Since the Indian Air Force is supposed to be buying 126 Rafale fighter aircraft worth $10 billion, the least the French can do in return is send the Manet exhibition, which has just opened at the Royal Academy in London, to India.
Since we have long had a poster at home of one of his iconic paintings — that of fellow artist Berthe Morisot — it was fascinating to note it compared favourably with the original oil painting from 1872. I bought another poster (it is the exhibition image) for £4.95 for putting up somewhere at home in the heat and dust of Calcutta. I also bought a soft cover catalogue for £17.50 (discounted for journalists), partly because I would like to show it to family and friends in Calcutta, say, one afternoon during the monsoons. Displacement does funny things to art.

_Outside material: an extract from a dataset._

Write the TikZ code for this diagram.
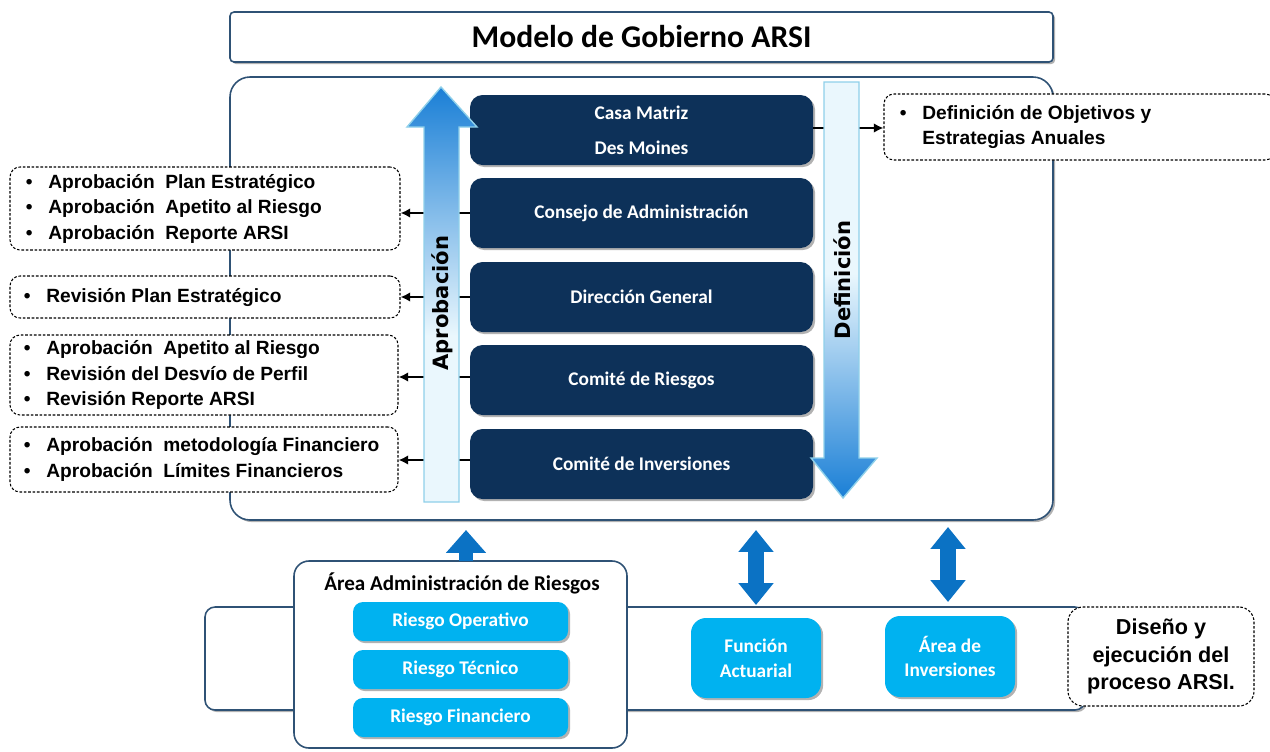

The exhibition, which ends on April 14 — this life enhancing experience is a must for anyone who comes from India — includes some of Manet’s finest portraits. He painted his family, friends, leading celebrity artists, actors and writers of his day, plus models.
Manet’s painting of the writer Émile Zola is typically more about Manet than about Zola, for scattered around the room and on the table are books and pamphlets about Manet. It’s like Amitabh Bachchan painting Shah Rukh Khan and plastering the room with images of Big B film posters and books.
Portrait painting has sort of gone out of fashion but how I wish there was an Indian Manet in London to capture the leading Asian personalities of our age. In an 1862 painting, Music in the Tuileries, Manet imagined and drew a collection of his many celebrity friends. This was the same garden, incidentally, where Lakshmi Mittal had a reception during his daughter Vanisha’s wedding in the halcyon summer of 2004 (long before steel prices came crashing down).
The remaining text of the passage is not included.